## DATA SECTION
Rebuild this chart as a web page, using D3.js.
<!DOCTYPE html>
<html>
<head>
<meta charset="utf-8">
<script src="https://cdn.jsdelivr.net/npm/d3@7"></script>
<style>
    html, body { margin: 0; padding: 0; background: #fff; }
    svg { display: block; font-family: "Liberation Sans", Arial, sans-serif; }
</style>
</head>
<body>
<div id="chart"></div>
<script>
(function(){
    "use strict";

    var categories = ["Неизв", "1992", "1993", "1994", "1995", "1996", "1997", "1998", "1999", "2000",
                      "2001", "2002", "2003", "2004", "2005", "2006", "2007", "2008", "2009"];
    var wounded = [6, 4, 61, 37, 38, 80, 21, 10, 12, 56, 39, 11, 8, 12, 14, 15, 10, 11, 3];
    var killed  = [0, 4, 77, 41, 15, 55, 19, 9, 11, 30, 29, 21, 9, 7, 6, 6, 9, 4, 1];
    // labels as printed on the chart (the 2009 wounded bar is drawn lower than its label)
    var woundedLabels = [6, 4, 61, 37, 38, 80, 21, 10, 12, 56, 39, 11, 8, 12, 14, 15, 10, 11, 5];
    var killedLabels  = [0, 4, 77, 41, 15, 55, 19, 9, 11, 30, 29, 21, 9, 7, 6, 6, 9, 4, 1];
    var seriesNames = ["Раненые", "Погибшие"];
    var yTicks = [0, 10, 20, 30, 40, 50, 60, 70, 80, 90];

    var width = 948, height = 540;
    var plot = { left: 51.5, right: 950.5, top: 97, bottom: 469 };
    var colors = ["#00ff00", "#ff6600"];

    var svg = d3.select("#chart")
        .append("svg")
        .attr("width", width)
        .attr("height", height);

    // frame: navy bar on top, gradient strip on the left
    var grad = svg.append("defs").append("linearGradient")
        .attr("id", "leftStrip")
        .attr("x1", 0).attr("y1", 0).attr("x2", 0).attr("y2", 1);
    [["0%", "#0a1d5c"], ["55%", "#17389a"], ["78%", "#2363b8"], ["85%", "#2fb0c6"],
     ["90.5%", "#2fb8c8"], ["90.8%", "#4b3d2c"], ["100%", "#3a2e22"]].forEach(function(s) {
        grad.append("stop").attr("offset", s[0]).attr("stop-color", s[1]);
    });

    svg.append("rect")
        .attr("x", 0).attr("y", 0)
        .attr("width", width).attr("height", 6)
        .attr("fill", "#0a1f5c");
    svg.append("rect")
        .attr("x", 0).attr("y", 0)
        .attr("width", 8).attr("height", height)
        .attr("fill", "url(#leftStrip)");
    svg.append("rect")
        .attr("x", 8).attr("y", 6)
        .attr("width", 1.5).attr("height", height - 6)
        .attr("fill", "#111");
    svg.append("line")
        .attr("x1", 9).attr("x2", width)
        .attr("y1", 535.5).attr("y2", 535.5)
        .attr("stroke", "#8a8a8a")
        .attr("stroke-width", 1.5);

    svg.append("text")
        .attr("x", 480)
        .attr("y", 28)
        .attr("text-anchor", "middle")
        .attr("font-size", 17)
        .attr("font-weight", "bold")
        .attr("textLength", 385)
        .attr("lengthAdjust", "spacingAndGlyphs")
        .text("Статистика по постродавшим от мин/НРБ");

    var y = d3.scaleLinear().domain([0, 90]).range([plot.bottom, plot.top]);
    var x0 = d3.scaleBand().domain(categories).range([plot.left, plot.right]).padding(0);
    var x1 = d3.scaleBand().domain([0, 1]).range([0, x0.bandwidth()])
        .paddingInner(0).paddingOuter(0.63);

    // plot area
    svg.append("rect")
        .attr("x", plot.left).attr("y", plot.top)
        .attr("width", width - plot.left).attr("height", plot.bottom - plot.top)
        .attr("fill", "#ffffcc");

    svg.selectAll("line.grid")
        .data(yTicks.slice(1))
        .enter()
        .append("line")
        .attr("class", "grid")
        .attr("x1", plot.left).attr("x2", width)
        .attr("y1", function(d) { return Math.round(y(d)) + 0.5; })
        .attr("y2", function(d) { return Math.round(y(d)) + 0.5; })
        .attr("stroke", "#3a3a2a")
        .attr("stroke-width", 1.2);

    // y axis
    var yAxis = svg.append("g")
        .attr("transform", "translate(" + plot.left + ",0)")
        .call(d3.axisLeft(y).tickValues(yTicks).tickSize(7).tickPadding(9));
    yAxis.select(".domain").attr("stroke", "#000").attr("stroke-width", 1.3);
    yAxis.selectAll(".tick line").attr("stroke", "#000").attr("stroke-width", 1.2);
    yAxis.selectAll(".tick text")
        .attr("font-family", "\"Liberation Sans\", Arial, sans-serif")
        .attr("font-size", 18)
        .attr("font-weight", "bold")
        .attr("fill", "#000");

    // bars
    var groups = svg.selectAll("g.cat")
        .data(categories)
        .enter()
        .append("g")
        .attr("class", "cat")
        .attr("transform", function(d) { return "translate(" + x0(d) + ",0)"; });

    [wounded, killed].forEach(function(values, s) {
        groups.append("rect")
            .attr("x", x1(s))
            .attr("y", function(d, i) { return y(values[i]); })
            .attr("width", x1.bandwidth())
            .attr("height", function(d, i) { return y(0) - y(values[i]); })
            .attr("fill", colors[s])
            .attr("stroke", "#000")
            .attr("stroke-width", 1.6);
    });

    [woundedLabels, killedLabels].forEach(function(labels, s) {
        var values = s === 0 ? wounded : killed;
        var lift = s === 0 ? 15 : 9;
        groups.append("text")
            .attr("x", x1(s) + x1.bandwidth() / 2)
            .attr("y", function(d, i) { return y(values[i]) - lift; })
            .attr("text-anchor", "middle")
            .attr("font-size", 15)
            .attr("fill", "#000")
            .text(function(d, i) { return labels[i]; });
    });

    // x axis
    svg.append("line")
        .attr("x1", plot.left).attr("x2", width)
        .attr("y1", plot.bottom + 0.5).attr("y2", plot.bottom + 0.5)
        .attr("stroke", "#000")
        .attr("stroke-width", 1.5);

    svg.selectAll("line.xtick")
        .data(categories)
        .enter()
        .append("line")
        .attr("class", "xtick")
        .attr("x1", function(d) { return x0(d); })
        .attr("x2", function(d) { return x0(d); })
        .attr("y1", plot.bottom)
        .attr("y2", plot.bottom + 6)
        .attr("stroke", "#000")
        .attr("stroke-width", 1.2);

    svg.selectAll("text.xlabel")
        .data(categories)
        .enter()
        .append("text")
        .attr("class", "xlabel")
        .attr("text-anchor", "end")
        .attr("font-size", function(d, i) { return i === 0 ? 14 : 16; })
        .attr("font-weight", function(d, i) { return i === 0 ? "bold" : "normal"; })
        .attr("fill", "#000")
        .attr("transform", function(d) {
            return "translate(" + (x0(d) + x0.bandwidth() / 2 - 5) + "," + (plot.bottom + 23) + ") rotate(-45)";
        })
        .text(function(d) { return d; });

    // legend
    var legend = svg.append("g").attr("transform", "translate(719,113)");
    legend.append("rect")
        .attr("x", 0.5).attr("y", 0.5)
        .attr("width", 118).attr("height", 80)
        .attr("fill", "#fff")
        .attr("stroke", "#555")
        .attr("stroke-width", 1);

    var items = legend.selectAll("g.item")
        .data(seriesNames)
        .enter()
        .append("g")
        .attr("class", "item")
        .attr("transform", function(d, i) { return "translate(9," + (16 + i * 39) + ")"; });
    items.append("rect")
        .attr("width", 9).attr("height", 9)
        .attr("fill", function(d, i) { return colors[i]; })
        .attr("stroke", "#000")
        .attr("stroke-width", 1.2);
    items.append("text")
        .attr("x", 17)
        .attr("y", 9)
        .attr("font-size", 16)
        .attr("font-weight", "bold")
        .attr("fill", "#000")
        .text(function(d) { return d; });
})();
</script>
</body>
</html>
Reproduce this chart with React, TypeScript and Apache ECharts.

## WORK TO BE COMPLETED
Your task is to repeat every line exactly.

## EXERCISE RESPONSE
Rebuild this chart as a web page, using D3.js.
<!DOCTYPE html>
<html>
<head>
<meta charset="utf-8">
<script src="https://cdn.jsdelivr.net/npm/d3@7"></script>
<style>
    html, body { margin: 0; padding: 0; background: #fff; }
    svg { display: block; font-family: "Liberation Sans", Arial, sans-serif; }
</style>
</head>
<body>
<div id="chart"></div>
<script>
(function(){
    "use strict";

    var categories = ["Неизв", "1992", "1993", "1994", "1995", "1996", "1997", "1998", "1999", "2000",
                      "2001", "2002", "2003", "2004", "2005", "2006", "2007", "2008", "2009"];
    var wounded = [6, 4, 61, 37, 38, 80, 21, 10, 12, 56, 39, 11, 8, 12, 14, 15, 10, 11, 3];
    var killed  = [0, 4, 77, 41, 15, 55, 19, 9, 11, 30, 29, 21, 9, 7, 6, 6, 9, 4, 1];
    // labels as printed on the chart (the 2009 wounded bar is drawn lower than its label)
    var woundedLabels = [6, 4, 61, 37, 38, 80, 21, 10, 12, 56, 39, 11, 8, 12, 14, 15, 10, 11, 5];
    var killedLabels  = [0, 4, 77, 41, 15, 55, 19, 9, 11, 30, 29, 21, 9, 7, 6, 6, 9, 4, 1];
    var seriesNames = ["Раненые", "Погибшие"];
    var yTicks = [0, 10, 20, 30, 40, 50, 60, 70, 80, 90];

    var width = 948, height = 540;
    var plot = { left: 51.5, right: 950.5, top: 97, bottom: 469 };
    var colors = ["#00ff00", "#ff6600"];

    var svg = d3.select("#chart")
        .append("svg")
        .attr("width", width)
        .attr("height", height);

    // frame: navy bar on top, gradient strip on the left
    var grad = svg.append("defs").append("linearGradient")
        .attr("id", "leftStrip")
        .attr("x1", 0).attr("y1", 0).attr("x2", 0).attr("y2", 1);
    [["0%", "#0a1d5c"], ["55%", "#17389a"], ["78%", "#2363b8"], ["85%", "#2fb0c6"],
     ["90.5%", "#2fb8c8"], ["90.8%", "#4b3d2c"], ["100%", "#3a2e22"]].forEach(function(s) {
        grad.append("stop").attr("offset", s[0]).attr("stop-color", s[1]);
    });

    svg.append("rect")
        .attr("x", 0).attr("y", 0)
        .attr("width", width).attr("height", 6)
        .attr("fill", "#0a1f5c");
    svg.append("rect")
        .attr("x", 0).attr("y", 0)
        .attr("width", 8).attr("height", height)
        .attr("fill", "url(#leftStrip)");
    svg.append("rect")
        .attr("x", 8).attr("y", 6)
        .attr("width", 1.5).attr("height", height - 6)
        .attr("fill", "#111");
    svg.append("line")
        .attr("x1", 9).attr("x2", width)
        .attr("y1", 535.5).attr("y2", 535.5)
        .attr("stroke", "#8a8a8a")
        .attr("stroke-width", 1.5);

    svg.append("text")
        .attr("x", 480)
        .attr("y", 28)
        .attr("text-anchor", "middle")
        .attr("font-size", 17)
        .attr("font-weight", "bold")
        .attr("textLength", 385)
        .attr("lengthAdjust", "spacingAndGlyphs")
        .text("Статистика по постродавшим от мин/НРБ");

    var y = d3.scaleLinear().domain([0, 90]).range([plot.bottom, plot.top]);
    var x0 = d3.scaleBand().domain(categories).range([plot.left, plot.right]).padding(0);
    var x1 = d3.scaleBand().domain([0, 1]).range([0, x0.bandwidth()])
        .paddingInner(0).paddingOuter(0.63);

    // plot area
    svg.append("rect")
        .attr("x", plot.left).attr("y", plot.top)
        .attr("width", width - plot.left).attr("height", plot.bottom - plot.top)
        .attr("fill", "#ffffcc");

    svg.selectAll("line.grid")
        .data(yTicks.slice(1))
        .enter()
        .append("line")
        .attr("class", "grid")
        .attr("x1", plot.left).attr("x2", width)
        .attr("y1", function(d) { return Math.round(y(d)) + 0.5; })
        .attr("y2", function(d) { return Math.round(y(d)) + 0.5; })
        .attr("stroke", "#3a3a2a")
        .attr("stroke-width", 1.2);

    // y axis
    var yAxis = svg.append("g")
        .attr("transform", "translate(" + plot.left + ",0)")
        .call(d3.axisLeft(y).tickValues(yTicks).tickSize(7).tickPadding(9));
    yAxis.select(".domain").attr("stroke", "#000").attr("stroke-width", 1.3);
    yAxis.selectAll(".tick line").attr("stroke", "#000").attr("stroke-width", 1.2);
    yAxis.selectAll(".tick text")
        .attr("font-family", "\"Liberation Sans\", Arial, sans-serif")
        .attr("font-size", 18)
        .attr("font-weight", "bold")
        .attr("fill", "#000");

    // bars
    var groups = svg.selectAll("g.cat")
        .data(categories)
        .enter()
        .append("g")
        .attr("class", "cat")
        .attr("transform", function(d) { return "translate(" + x0(d) + ",0)"; });

    [wounded, killed].forEach(function(values, s) {
        groups.append("rect")
            .attr("x", x1(s))
            .attr("y", function(d, i) { return y(values[i]); })
            .attr("width", x1.bandwidth())
            .attr("height", function(d, i) { return y(0) - y(values[i]); })
            .attr("fill", colors[s])
            .attr("stroke", "#000")
            .attr("stroke-width", 1.6);
    });

    [woundedLabels, killedLabels].forEach(function(labels, s) {
        var values = s === 0 ? wounded : killed;
        var lift = s === 0 ? 15 : 9;
        groups.append("text")
            .attr("x", x1(s) + x1.bandwidth() / 2)
            .attr("y", function(d, i) { return y(values[i]) - lift; })
            .attr("text-anchor", "middle")
            .attr("font-size", 15)
            .attr("fill", "#000")
            .text(function(d, i) { return labels[i]; });
    });

    // x axis
    svg.append("line")
        .attr("x1", plot.left).attr("x2", width)
        .attr("y1", plot.bottom + 0.5).attr("y2", plot.bottom + 0.5)
        .attr("stroke", "#000")
        .attr("stroke-width", 1.5);

    svg.selectAll("line.xtick")
        .data(categories)
        .enter()
        .append("line")
        .attr("class", "xtick")
        .attr("x1", function(d) { return x0(d); })
        .attr("x2", function(d) { return x0(d); })
        .attr("y1", plot.bottom)
        .attr("y2", plot.bottom + 6)
        .attr("stroke", "#000")
        .attr("stroke-width", 1.2);

    svg.selectAll("text.xlabel")
        .data(categories)
        .enter()
        .append("text")
        .attr("class", "xlabel")
        .attr("text-anchor", "end")
        .attr("font-size", function(d, i) { return i === 0 ? 14 : 16; })
        .attr("font-weight", function(d, i) { return i === 0 ? "bold" : "normal"; })
        .attr("fill", "#000")
        .attr("transform", function(d) {
            return "translate(" + (x0(d) + x0.bandwidth() / 2 - 5) + "," + (plot.bottom + 23) + ") rotate(-45)";
        })
        .text(function(d) { return d; });

    // legend
    var legend = svg.append("g").attr("transform", "translate(719,113)");
    legend.append("rect")
        .attr("x", 0.5).attr("y", 0.5)
        .attr("width", 118).attr("height", 80)
        .attr("fill", "#fff")
        .attr("stroke", "#555")
        .attr("stroke-width", 1);

    var items = legend.selectAll("g.item")
        .data(seriesNames)
        .enter()
        .append("g")
        .attr("class", "item")
        .attr("transform", function(d, i) { return "translate(9," + (16 + i * 39) + ")"; });
    items.append("rect")
        .attr("width", 9).attr("height", 9)
        .attr("fill", function(d, i) { return colors[i]; })
        .attr("stroke", "#000")
        .attr("stroke-width", 1.2);
    items.append("text")
        .attr("x", 17)
        .attr("y", 9)
        .attr("font-size", 16)
        .attr("font-weight", "bold")
        .attr("fill", "#000")
        .text(function(d) { return d; });
})();
</script>
</body>
</html>
Reproduce this chart with React, TypeScript and Apache ECharts.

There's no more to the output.